While bodysurfing is an activity that my family and I have enjoyed since first vacationing on the Grand Strand in 1970, what we do isn’t the same as what the people who take on the big swells in Hawaii and along the West Coast do.
If you want to see something cool, go to YouTube and search the name Mark Cunningham. Cunningham was a lifeguard in the county of Honalulu for three decades and he and others have turned the sport into an art form. He might very well be the most famous bodysurfer in the world.
My family and I always vied against one another to see who could get closest to shore. My brother, Brad, owns me in our playful head-to-head matchup to this day, and I still tell him that the sun got in my eyes or that the waves broke better for him. A mullet got in my way. Anything but admit defeat.
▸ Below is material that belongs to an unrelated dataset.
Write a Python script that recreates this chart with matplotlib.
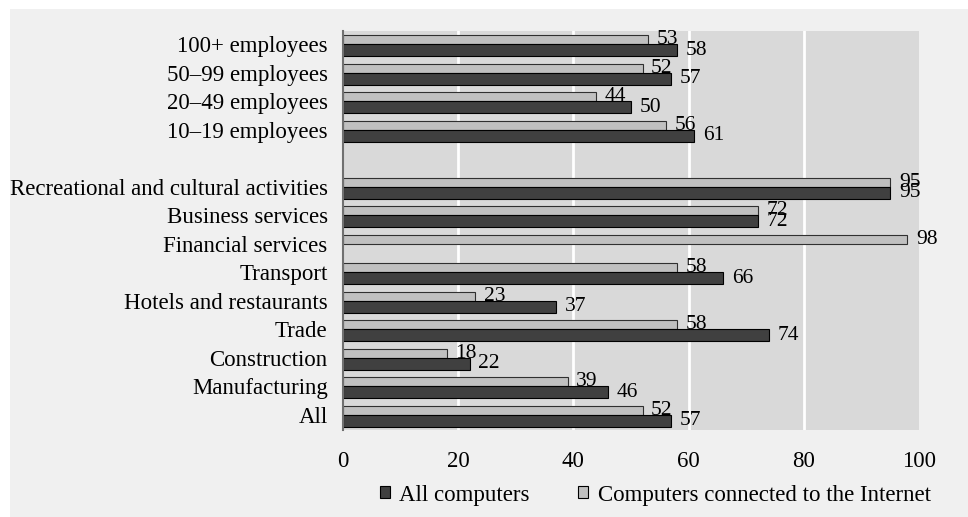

Like any physical activity, bodysurfing can also be a great way to relieve tension. Last week I had to immerse myself in the water for that purpose. A 20-something local’s dog ripped a nerf football apart and the local left the ragged remains of the ball floating at water’s edge to be caught up in Neptune’s eternal rinse cycle. I love animals, but sometimes I have problems with their owners. I waited till he took his canine home and I picked up the trash and threw it away. Yeah, I was angry, but I didn’t want to piss off another neighbor.
Once again, the sea offered me salvation. The ocean was greenish-blue beneath the bright summer sun except closer to shore where it was light aqua. I accepted the beautiful surf’s invitation and slowly waded out to the breakers, studying the swells to my left and right.
I use the most simple of techniques: wait until the wave is a few feet away, turn your back to it and “launch” off the bottom with your legs. Kick and stroke until you’re confident that the wave hasn’t passed you by. From there, it’s a matter of keeping your legs together and extending your arms out in front of you.
Turning along the wave face isn’t nearly as simple, but it can be achieved by dipping one shoulder or the other into the crescent.
Remember. Our beach has a shallow grade and it doesn’t take much for a wave to push you straight to the bottom. At the very least, you could end up with a nasty sand scrape. Be careful out there.